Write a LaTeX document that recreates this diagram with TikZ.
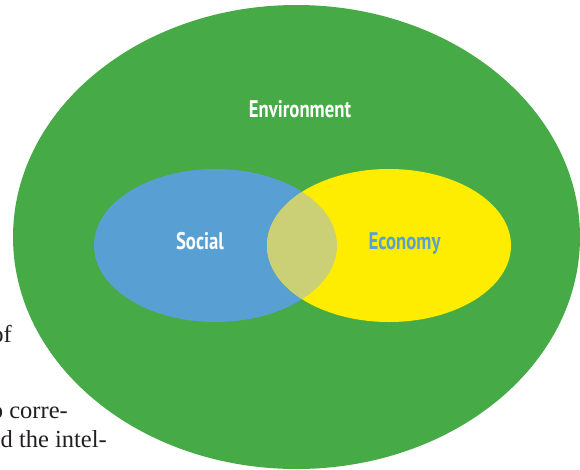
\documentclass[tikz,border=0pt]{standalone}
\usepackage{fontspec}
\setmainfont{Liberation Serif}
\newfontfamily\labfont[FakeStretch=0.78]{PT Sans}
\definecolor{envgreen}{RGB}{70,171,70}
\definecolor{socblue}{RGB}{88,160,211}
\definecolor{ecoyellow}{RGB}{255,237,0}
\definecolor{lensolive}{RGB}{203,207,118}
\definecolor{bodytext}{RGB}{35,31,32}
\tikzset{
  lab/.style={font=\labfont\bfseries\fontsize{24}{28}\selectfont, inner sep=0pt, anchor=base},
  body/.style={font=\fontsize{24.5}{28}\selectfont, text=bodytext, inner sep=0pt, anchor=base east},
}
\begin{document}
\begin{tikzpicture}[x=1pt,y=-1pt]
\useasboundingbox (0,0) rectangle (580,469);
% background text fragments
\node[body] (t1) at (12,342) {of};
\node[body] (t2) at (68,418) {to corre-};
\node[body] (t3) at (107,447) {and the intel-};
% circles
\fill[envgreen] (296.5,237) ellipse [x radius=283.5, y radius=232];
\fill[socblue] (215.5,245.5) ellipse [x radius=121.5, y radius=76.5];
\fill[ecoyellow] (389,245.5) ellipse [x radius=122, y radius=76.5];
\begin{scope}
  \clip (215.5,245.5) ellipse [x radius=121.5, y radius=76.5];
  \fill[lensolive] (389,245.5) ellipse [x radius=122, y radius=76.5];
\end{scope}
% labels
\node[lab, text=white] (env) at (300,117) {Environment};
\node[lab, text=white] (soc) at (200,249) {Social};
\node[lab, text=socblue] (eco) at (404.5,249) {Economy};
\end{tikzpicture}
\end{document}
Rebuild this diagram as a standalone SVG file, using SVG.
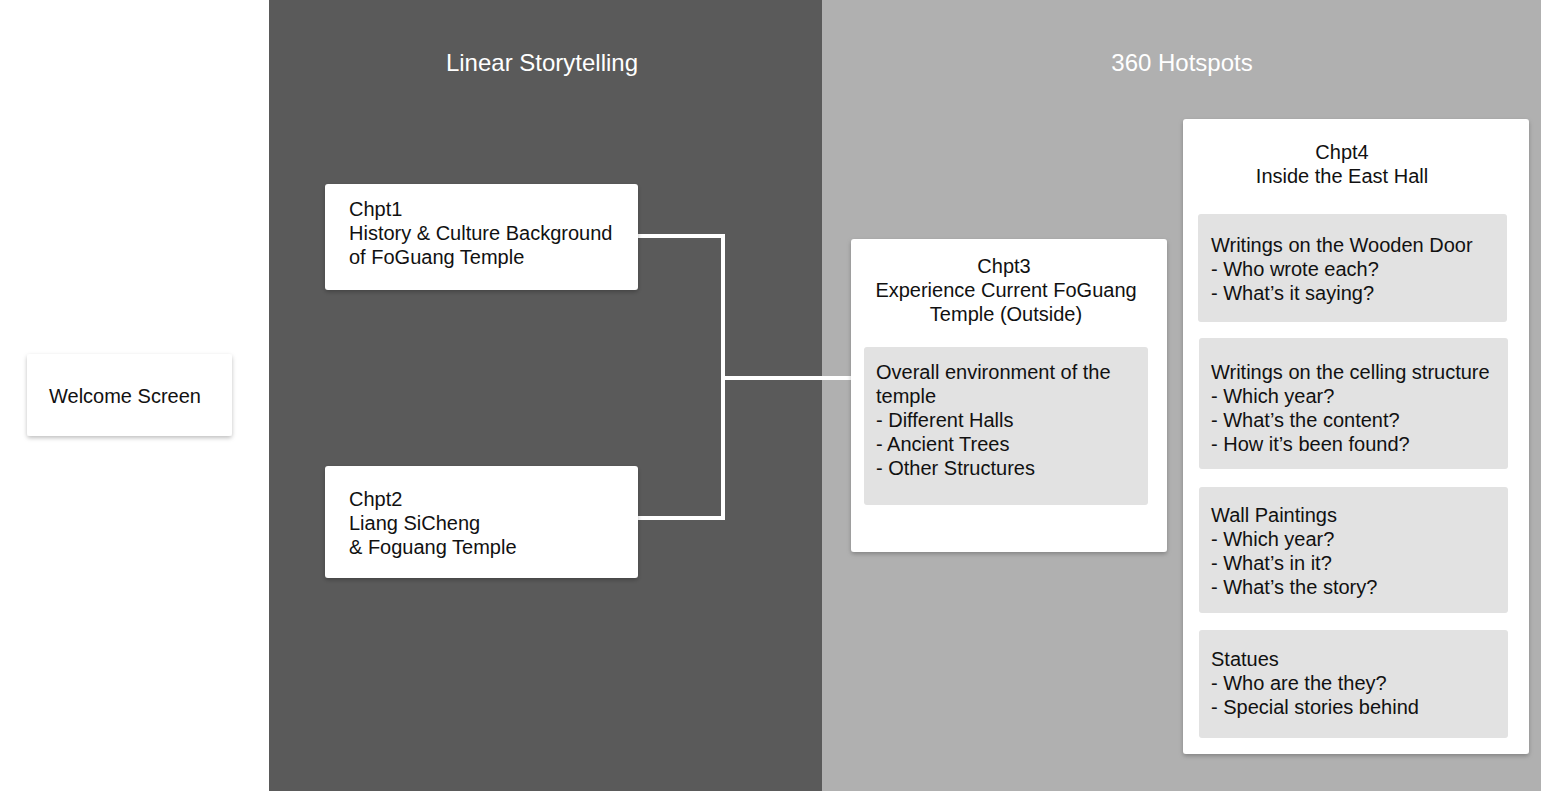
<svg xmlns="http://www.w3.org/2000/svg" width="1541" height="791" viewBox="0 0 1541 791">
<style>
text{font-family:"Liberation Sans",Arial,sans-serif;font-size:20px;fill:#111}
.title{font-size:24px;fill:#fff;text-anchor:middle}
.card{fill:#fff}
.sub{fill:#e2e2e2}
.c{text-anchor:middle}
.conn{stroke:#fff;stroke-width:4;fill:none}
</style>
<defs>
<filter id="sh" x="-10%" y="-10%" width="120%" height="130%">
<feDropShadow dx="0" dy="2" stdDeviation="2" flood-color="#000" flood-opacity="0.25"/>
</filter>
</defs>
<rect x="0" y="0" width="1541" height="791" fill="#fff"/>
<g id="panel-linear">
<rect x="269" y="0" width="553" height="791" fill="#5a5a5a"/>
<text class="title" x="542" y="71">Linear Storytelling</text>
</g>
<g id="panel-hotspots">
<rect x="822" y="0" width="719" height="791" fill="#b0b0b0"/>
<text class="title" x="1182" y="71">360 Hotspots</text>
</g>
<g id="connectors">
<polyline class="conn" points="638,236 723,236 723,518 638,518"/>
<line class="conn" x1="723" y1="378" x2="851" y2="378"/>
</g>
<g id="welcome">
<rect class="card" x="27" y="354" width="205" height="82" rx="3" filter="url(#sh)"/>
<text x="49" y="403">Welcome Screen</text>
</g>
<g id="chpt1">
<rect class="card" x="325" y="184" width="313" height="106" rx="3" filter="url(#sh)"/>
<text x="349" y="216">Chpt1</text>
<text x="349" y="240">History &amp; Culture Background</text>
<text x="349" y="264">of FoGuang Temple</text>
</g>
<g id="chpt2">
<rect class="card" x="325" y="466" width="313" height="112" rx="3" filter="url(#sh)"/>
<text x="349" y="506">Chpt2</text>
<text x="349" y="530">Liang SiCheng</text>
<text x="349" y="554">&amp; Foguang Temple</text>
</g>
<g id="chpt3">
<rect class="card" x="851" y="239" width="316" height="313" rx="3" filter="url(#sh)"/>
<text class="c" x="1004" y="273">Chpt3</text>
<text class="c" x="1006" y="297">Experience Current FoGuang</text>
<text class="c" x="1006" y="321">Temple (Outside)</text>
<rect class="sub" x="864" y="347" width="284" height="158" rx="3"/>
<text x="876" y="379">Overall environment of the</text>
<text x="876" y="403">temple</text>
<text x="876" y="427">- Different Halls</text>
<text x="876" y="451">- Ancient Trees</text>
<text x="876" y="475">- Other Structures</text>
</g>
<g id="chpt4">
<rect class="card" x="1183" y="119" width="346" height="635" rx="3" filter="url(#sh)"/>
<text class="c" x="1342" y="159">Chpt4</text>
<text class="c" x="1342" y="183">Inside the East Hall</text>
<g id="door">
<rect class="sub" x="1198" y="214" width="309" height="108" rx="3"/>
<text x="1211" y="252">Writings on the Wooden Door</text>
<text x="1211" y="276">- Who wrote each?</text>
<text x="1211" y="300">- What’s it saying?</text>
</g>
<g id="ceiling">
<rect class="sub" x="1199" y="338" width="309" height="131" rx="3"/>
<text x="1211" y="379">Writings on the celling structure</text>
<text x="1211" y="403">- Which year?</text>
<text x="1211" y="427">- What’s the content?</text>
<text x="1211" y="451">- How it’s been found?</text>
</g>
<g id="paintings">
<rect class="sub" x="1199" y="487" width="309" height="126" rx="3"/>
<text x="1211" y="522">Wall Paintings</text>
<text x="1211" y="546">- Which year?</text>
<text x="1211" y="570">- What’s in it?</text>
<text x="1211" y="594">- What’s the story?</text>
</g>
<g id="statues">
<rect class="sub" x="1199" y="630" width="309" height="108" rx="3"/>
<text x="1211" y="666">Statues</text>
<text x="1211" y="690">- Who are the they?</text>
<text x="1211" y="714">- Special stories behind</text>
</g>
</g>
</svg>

- - -

**PROBLEM TO WORK ON**
Except for the pictures, print the data above exactly.

**RESPONSE**
Write a LaTeX document that recreates this diagram with TikZ.
\documentclass[tikz,border=0pt]{standalone}
\usepackage{fontspec}
\setmainfont{Liberation Serif}
\newfontfamily\labfont[FakeStretch=0.78]{PT Sans}
\definecolor{envgreen}{RGB}{70,171,70}
\definecolor{socblue}{RGB}{88,160,211}
\definecolor{ecoyellow}{RGB}{255,237,0}
\definecolor{lensolive}{RGB}{203,207,118}
\definecolor{bodytext}{RGB}{35,31,32}
\tikzset{
  lab/.style={font=\labfont\bfseries\fontsize{24}{28}\selectfont, inner sep=0pt, anchor=base},
  body/.style={font=\fontsize{24.5}{28}\selectfont, text=bodytext, inner sep=0pt, anchor=base east},
}
\begin{document}
\begin{tikzpicture}[x=1pt,y=-1pt]
\useasboundingbox (0,0) rectangle (580,469);
% background text fragments
\node[body] (t1) at (12,342) {of};
\node[body] (t2) at (68,418) {to corre-};
\node[body] (t3) at (107,447) {and the intel-};
% circles
\fill[envgreen] (296.5,237) ellipse [x radius=283.5, y radius=232];
\fill[socblue] (215.5,245.5) ellipse [x radius=121.5, y radius=76.5];
\fill[ecoyellow] (389,245.5) ellipse [x radius=122, y radius=76.5];
\begin{scope}
  \clip (215.5,245.5) ellipse [x radius=121.5, y radius=76.5];
  \fill[lensolive] (389,245.5) ellipse [x radius=122, y radius=76.5];
\end{scope}
% labels
\node[lab, text=white] (env) at (300,117) {Environment};
\node[lab, text=white] (soc) at (200,249) {Social};
\node[lab, text=socblue] (eco) at (404.5,249) {Economy};
\end{tikzpicture}
\end{document}
Rebuild this diagram as a standalone SVG file, using SVG.
<svg xmlns="http://www.w3.org/2000/svg" width="1541" height="791" viewBox="0 0 1541 791">
<style>
text{font-family:"Liberation Sans",Arial,sans-serif;font-size:20px;fill:#111}
.title{font-size:24px;fill:#fff;text-anchor:middle}
.card{fill:#fff}
.sub{fill:#e2e2e2}
.c{text-anchor:middle}
.conn{stroke:#fff;stroke-width:4;fill:none}
</style>
<defs>
<filter id="sh" x="-10%" y="-10%" width="120%" height="130%">
<feDropShadow dx="0" dy="2" stdDeviation="2" flood-color="#000" flood-opacity="0.25"/>
</filter>
</defs>
<rect x="0" y="0" width="1541" height="791" fill="#fff"/>
<g id="panel-linear">
<rect x="269" y="0" width="553" height="791" fill="#5a5a5a"/>
<text class="title" x="542" y="71">Linear Storytelling</text>
</g>
<g id="panel-hotspots">
<rect x="822" y="0" width="719" height="791" fill="#b0b0b0"/>
<text class="title" x="1182" y="71">360 Hotspots</text>
</g>
<g id="connectors">
<polyline class="conn" points="638,236 723,236 723,518 638,518"/>
<line class="conn" x1="723" y1="378" x2="851" y2="378"/>
</g>
<g id="welcome">
<rect class="card" x="27" y="354" width="205" height="82" rx="3" filter="url(#sh)"/>
<text x="49" y="403">Welcome Screen</text>
</g>
<g id="chpt1">
<rect class="card" x="325" y="184" width="313" height="106" rx="3" filter="url(#sh)"/>
<text x="349" y="216">Chpt1</text>
<text x="349" y="240">History &amp; Culture Background</text>
<text x="349" y="264">of FoGuang Temple</text>
</g>
<g id="chpt2">
<rect class="card" x="325" y="466" width="313" height="112" rx="3" filter="url(#sh)"/>
<text x="349" y="506">Chpt2</text>
<text x="349" y="530">Liang SiCheng</text>
<text x="349" y="554">&amp; Foguang Temple</text>
</g>
<g id="chpt3">
<rect class="card" x="851" y="239" width="316" height="313" rx="3" filter="url(#sh)"/>
<text class="c" x="1004" y="273">Chpt3</text>
<text class="c" x="1006" y="297">Experience Current FoGuang</text>
<text class="c" x="1006" y="321">Temple (Outside)</text>
<rect class="sub" x="864" y="347" width="284" height="158" rx="3"/>
<text x="876" y="379">Overall environment of the</text>
<text x="876" y="403">temple</text>
<text x="876" y="427">- Different Halls</text>
<text x="876" y="451">- Ancient Trees</text>
<text x="876" y="475">- Other Structures</text>
</g>
<g id="chpt4">
<rect class="card" x="1183" y="119" width="346" height="635" rx="3" filter="url(#sh)"/>
<text class="c" x="1342" y="159">Chpt4</text>
<text class="c" x="1342" y="183">Inside the East Hall</text>
<g id="door">
<rect class="sub" x="1198" y="214" width="309" height="108" rx="3"/>
<text x="1211" y="252">Writings on the Wooden Door</text>
<text x="1211" y="276">- Who wrote each?</text>
<text x="1211" y="300">- What’s it saying?</text>
</g>
<g id="ceiling">
<rect class="sub" x="1199" y="338" width="309" height="131" rx="3"/>
<text x="1211" y="379">Writings on the celling structure</text>
<text x="1211" y="403">- Which year?</text>
<text x="1211" y="427">- What’s the content?</text>
<text x="1211" y="451">- How it’s been found?</text>
</g>
<g id="paintings">
<rect class="sub" x="1199" y="487" width="309" height="126" rx="3"/>
<text x="1211" y="522">Wall Paintings</text>
<text x="1211" y="546">- Which year?</text>
<text x="1211" y="570">- What’s in it?</text>
<text x="1211" y="594">- What’s the story?</text>
</g>
<g id="statues">
<rect class="sub" x="1199" y="630" width="309" height="108" rx="3"/>
<text x="1211" y="666">Statues</text>
<text x="1211" y="690">- Who are the they?</text>
<text x="1211" y="714">- Special stories behind</text>
</g>
</g>
</svg>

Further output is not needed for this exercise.